Cold front leaves locals grappling with graupel - Monocolumn | Monocle

Monocolumn

A daily bulletin of news & opinion

16 August 2011

Aucklanders learnt a new word yesterday: “graupel”. Halfway between snow and sleet, it forms when very cold droplets of water hit snowflakes to form a “rime”. Because the white stuff that hit Auckland yesterday didn’t really feel like snow. It was harder than sleet but softer than hail – and it came at you sideways. All Aucklanders knew was that it was very cold and there was something that bore a close resemblance to snow piling up on the ground. But since it’s been almost 80 years since snow fell in New Zealand’s largest city, it was perhaps not surprising that the initial reports suggested it wasn’t quite the real thing.

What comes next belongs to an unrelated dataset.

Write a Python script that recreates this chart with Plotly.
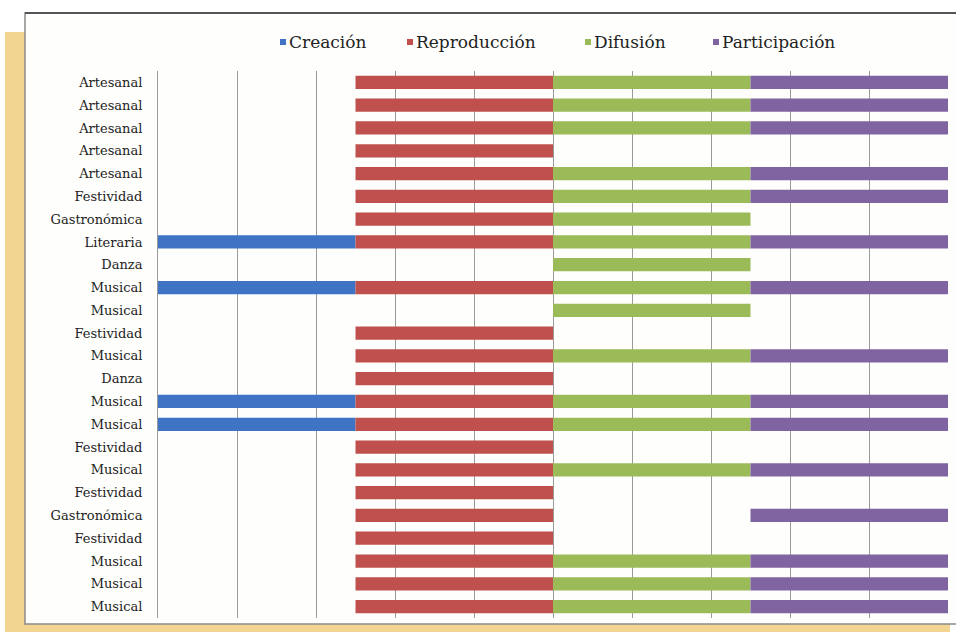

Even the scientists struggled to believe it was snow, not graupel. “The sleet that we’re receiving could look a lot like snow, could actually well be snow flakes drifting down horizontally,” says Catherine Griffiths, senior climate scientist at the National Institute of Water and Atmospheric Research. “If people think it was snow flurries then it probably was.”

Auckland, you see, doesn’t get very cold – there hasn’t been snow here since 1939, although there were reports of a flurry (possibly graupel; no one is entirely sure) in 1976. Auckland is better known for its rain in winter, which is constant, with locals beginning to comment about the cold when the mercury falls anywhere below 8C.

But this winter, after a mild start, has been a bitterly cold one for New Zealand and, on Sunday, a cold front came blasting up from Antarctica. The temperature dropped to zero from Bluff in the south to Auckland in the north, and most of the country was blanketed with snow on Sunday and Monday. In the South Island – where it does snow most winters – flights were cancelled and major highways closed, stranding travellers and closing businesses.

The technical reason? That’s another vocabulary lesson. Metservice ambassador Bob McDavitt – who bears a close resemblance to Father Christmas – explains that the snow was caused by a weakening in the “polar vortex”, a dome of cold air over Antarctica. “Occasionally,” he says, “that dome, like a dam, has cracks in its wall and cold air spreads out.”

Aucklanders are just hoping the dam doesn’t burst for another 80 years.